# segmented vessel



## gal turner (Mar 3, 2010)

A week or so ago I posted a segmented vessel and a few of you wanted to know how it was done. On this vessel I did have 2 pictures of the vase being built. This is the boldest vessel I have ever designed. Curly maple & bloodwood. 36 pieces per row, so about 600 pieces in the vase. The interior shot shows that I have rounded each layer, but have not turned to final dimensions...hope this helps those who asked questions


----------



## Check twice! (Feb 11, 2008)

Hi galturner

Took 600 pieces, I can't even count that high. 

Great looking vase and such a well balanced pattern. Great job!


----------



## BernieW (Sep 12, 2006)

GT just on the way to Richmond, VA and stopped over in Mt. Vernon, Ill and caught your pic's. That is a beautiful piece. Very well done.


----------



## gal turner (Mar 3, 2010)

thanks Bernie..safe trip...


----------



## allthunbs (Jun 22, 2008)

Gorgeous work. Thanks for the "in progress" picture. It clears a lot of questions up. My how a picture is worth a thousand words.


----------



## BernieW (Sep 12, 2006)

gal turner said:


> thanks Bernie..safe trip...


You are welcome. I got to stop in Lexington, KY and meet a turner here. We had a great time.


----------



## Tommyt654 (Apr 5, 2009)

WOW, Thats amazing work, Good job


----------



## TwoSkies57 (Feb 23, 2009)

Just spent an hour reading up on the process to do a segmented turning...

This can be a extremely technical, challenging undertaking! Some very cool stuff!

My hats off to those of your who do it....

bill


I must resist

I must resist....

I must resist............


----------



## drasbell (Feb 6, 2009)

Very cool indeed nice work.


----------



## CanuckGal (Nov 26, 2008)

Bill as Bernie would say:
Resitance is futile.


----------



## TwoSkies57 (Feb 23, 2009)

ahhhhhhh man, I'm here to tell ya Deb, IT AIN"T EASY!!!!

b.


----------



## BernieW (Sep 12, 2006)

TwoSkies57 said:


> ahhhhhhh man, I'm here to tell ya Deb, IT AIN"T EASY!!!!
> 
> b.


Yea Bill you thought I was traveling and wouldn't see this. It is futile. You can't resist.:dirol: Just go buy yourself a lathe and before you know it you will be making vases just like that. Don't fight it because it doesn't work.:dance3::lol:


----------



## jw2170 (Jan 24, 2008)

BernieW said:


> Yea Bill you thought I was traveling and wouldn't see this. It is futile. You can't resist.:dirol: Just go buy yourself a lathe and before you know it you will be making vases just like that.

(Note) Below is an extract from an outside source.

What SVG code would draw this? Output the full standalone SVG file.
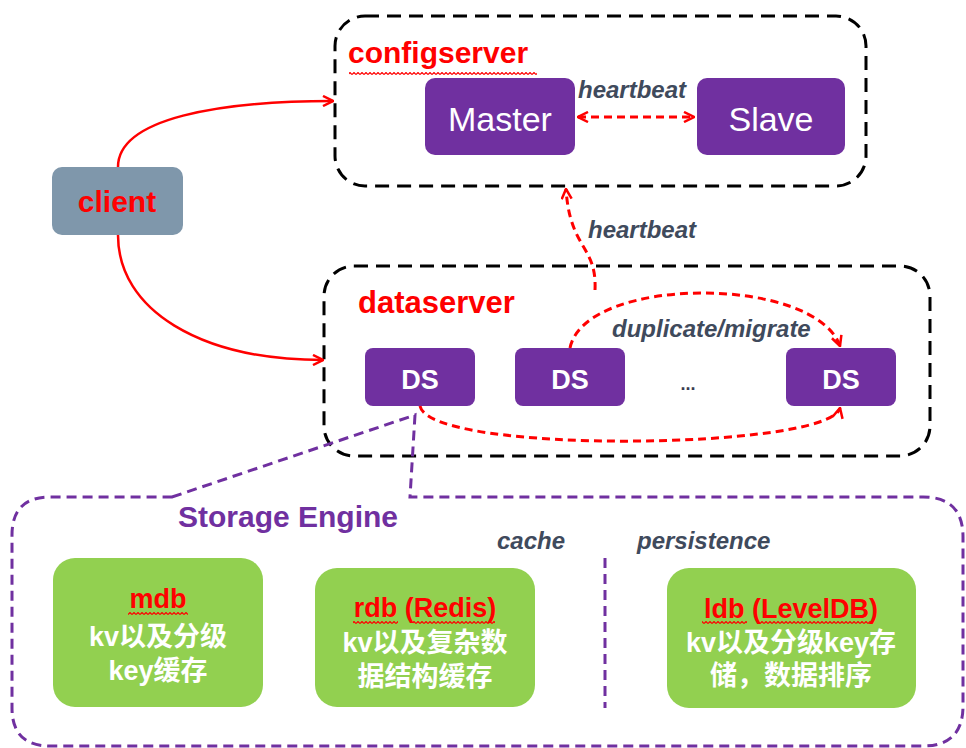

Don't fight it because it doesn't work.:dance3::lol:



No No No.

Bernie, I have just spent years trying to learn how to master a router and now you want me to take on another tool?.......:lol: :lol: :lol: 

First we have Glenmore with his pens, Harry with his clocks and now Bowls...LOL

Gal turner, a brilliant job.

James ( with head in sand)


----------



## gal turner (Mar 3, 2010)

CG & gentlemen..many thanks for all the comments. The pull of segmenting was FUTILE for me. Once mastered (angles, repetitive cutting, designing, etc. ) it is easier to turn than a deep hollowform of the usual material. But of course the turning is the smallest part of the whole exercise. Thanks again


----------



## TwoSkies57 (Feb 23, 2009)

:nono: 
:stop: :stop:


----------



## gal turner (Mar 3, 2010)

TwoSkies57 said:


> :nono:
> :stop: :stop:


 :yes4::yes4::lol:


----------



## AlmostHandy (Aug 2, 2010)

Wow. That is beautiful. 

I just saw the two part special on segmented vessels that the Woodturning Workshop did on the Create Channel. I love that show. The segmented bowl was one of the coolest things I'd ever seen him do.

It'll be a while, but someday I'm doing that. 


Very nice work, Gal.


----------



## bassethound (Aug 17, 2010)

real magic


----------